Kriya, an award-winning work from the Women’s Dream Exhibition, draws its name from one of the many forms of Goddess Durga. The painting bears witness to the violence inflicted upon Hindu idols and sacred forms, yet it refuses to remain in mourning. Within fractured figures and wounded surfaces, it reveals something enduring—the quiet, unextinguished spirit and power that resides within women. Here, destruction does not mark an end, but a threshold: from the broken emerges a force, ancient and intimate, where Durga lives not only in temples, but in every woman who refuses to be undone.

Machranga (Kingfisher)

This painting bears witness to the thousands forcibly disappeared under Bangladesh’s authoritarian rule between 2009 and 2024. Against this vast absence, a kingfisher emerges—sharp, watchful, unforgetting. It carries our collective conscience, a quiet vow to remember, to hold the names and faces of those taken.

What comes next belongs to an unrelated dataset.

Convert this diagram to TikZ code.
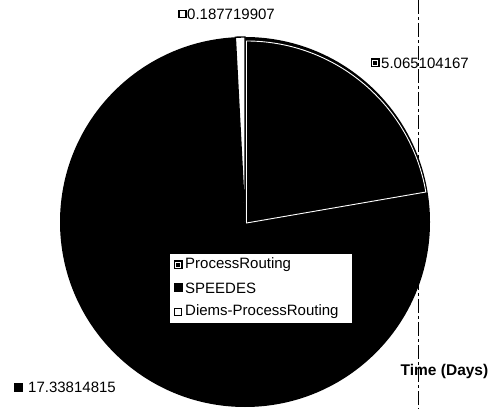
\documentclass[tikz,border=0pt]{standalone}
\usepackage{fontspec}
\setmainfont{Liberation Sans}
\usepackage{tikz}

\tikzset{
    iconwhite/.style={draw=black,fill=white,line width=1.6pt,minimum size=7pt,inner sep=0pt},
    iconblack/.style={fill=black,minimum size=9pt,inner sep=0pt},
    iconroute/.style={fill=black,minimum size=9pt,inner sep=0pt,
        path picture={\draw[white,line width=0.9pt]
            ([shift={(1.6pt,1.6pt)}]path picture bounding box.south west) rectangle
            ([shift={(-1.6pt,-1.6pt)}]path picture bounding box.north east);}},
    lbl/.style={anchor=west,inner sep=0pt,font=\fontsize{15}{18}\selectfont}
}

\begin{document}
\begin{tikzpicture}[x=1pt,y=1pt]
        \useasboundingbox[fill=white] (0,0) rectangle (494,409);

        % scanned fold line behind the pie
        \draw[line width=0.8pt,dash pattern=on 14pt off 3pt on 3pt off 3pt] (418,409) -- (418,0);

        % Pie: SPEEDES is the whole disc, other slices on top
        \coordinate (C) at (245,187);
        \fill[black] (C) circle (185);
        \filldraw[fill=white,draw=black,line width=1.4pt] (C) -- ++(90:185) arc (90:93:185) -- cycle;
        \draw[white,line width=0.9pt] ([xshift=1.5pt,yshift=-1pt]C) -- ++(90:182) arc (90:9.8:182) -- cycle;

        % Slice values
        \node[iconwhite] (Idiems)  at (182.5,395) {};
        \node[lbl] (Vdiems)  at (187,395) {0.187719907};
        \node[iconroute] (Iroute)  at (375,346) {};
        \node[lbl] (Vroute)  at (381,346) {5.065104167};
        \node[iconblack] (Ispeed)  at (18.5,22) {};
        \node[lbl] (Vspeed)  at (28,22) {17.33814815};

        % Legend
        \node (legend) at (260.5,121) [draw,fill=white,line width=0.6pt,minimum width=183pt,minimum height=70pt] {};
        \node[iconroute] (Lroute)  at (178,144) {};
        \node[lbl] (Troute)  at (185,144) {ProcessRouting};
        \node[iconblack] (Lspeed)  at (178,121) {};
        \node[lbl] (Tspeed)  at (185,121) {SPEEDES};
        \node[iconwhite] (Ldiems)  at (178,97) {};
        \node[lbl] (Tdiems)  at (185,97) {Diems-ProcessRouting};

        \node (title) at (444.5,38) [inner sep=0pt,font=\fontsize{15.5}{18}\selectfont\bfseries] {Time (Days)};
\end{tikzpicture}
\end{document}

In its still gaze, memory refuses erasure; love endures where the state has tried to silence.

Freedom is a verb

The dragonfly in this painting becomes a quiet summons: change begins within us. It asks us to choose—between the ease of passive hope, waiting for freedom to arrive from elsewhere; the comfort of cynical retreat, where resignation masquerades as wisdom; or the difficult path of becoming our own emancipators. With fragile wings, it reminds us that even limited strength can take flight, that every chain can be unsettled. Here, freedom is not a destination but a verb—unfinished, unsteady, and yet insistently in motion.

The Burned Sacred

Burned Buddha recalls the 2012 Ramu attacks, when eighteen Buddhist temples in Bangladesh were set aflame. The work holds that moment of devastation, yet refuses silence. In charred forms and quiet embers, it speaks a resistance: when the sacred burns, it is not only stone or image that is lost, but something of our shared humanity. And still, within the ash, a fragile insistence remains—that memory endures, and with it, the will to stand against such violence.

Potaka [The Flag]

Potaka—the flag—unfurls as both emblem and indictment. It marks the cost of nationalist fervor, where lives are taken in the name of patriotism, yet their sacrifices fade into sanctioned forgetting. The fabric holds absence as much as pride, reminding us that beneath every flag are stories uncounted, lives given but not always remembered.

Joban [Voice]

Joban—voice—rises as a quiet defiance. It insists on speech where fear once sealed mouths, breaking the chains that have long suppressed and terrorized. In its resonance, the painting affirms that even under threat, voices gather, persist, and refuse to be silenced.

Firey Asa [Return]

This painting holds a rare return—the moment when a few of the disappeared step back into the world from Ayna Ghar after the fall of an authoritarian regime in Bangladesh. It is not a simple celebration, but a fragile threshold where absence meets presence. Figures emerge like echoes reclaiming form, carrying the weight of years erased. In their return, the canvas gathers relief and grief together, reminding us that survival is itself an act of resistance, and that even after enforced silence, life insists on being seen.

Dead without grave

While the state inscribes memory in stone and spectacle, the grief of countless families remains unmarked—without name, without rest. Their cries dissolve beneath the shimmer of sanctioned narratives, where power speaks louder than mourning. In that dense noise, the dead do not dwell in slogans, but in the pauses between them—in a shadowed silence where they linger, unburied and unacknowledged. This painting opens a space that insists we sit with the uncomfortable and ‘unpatriotic’ questions: Whose lives are grievable? Who is granted remembrance, and who is denied even a grave? How does a nation abandon its own, and allow such spectral absences to endure?

Dream Catcher

The painting gathers us into a shared horizon—where private dreams touch a common human longing. It gestures toward other possible worlds, where care might replace violence, and imagination becomes a quiet architecture for more just and livable futures.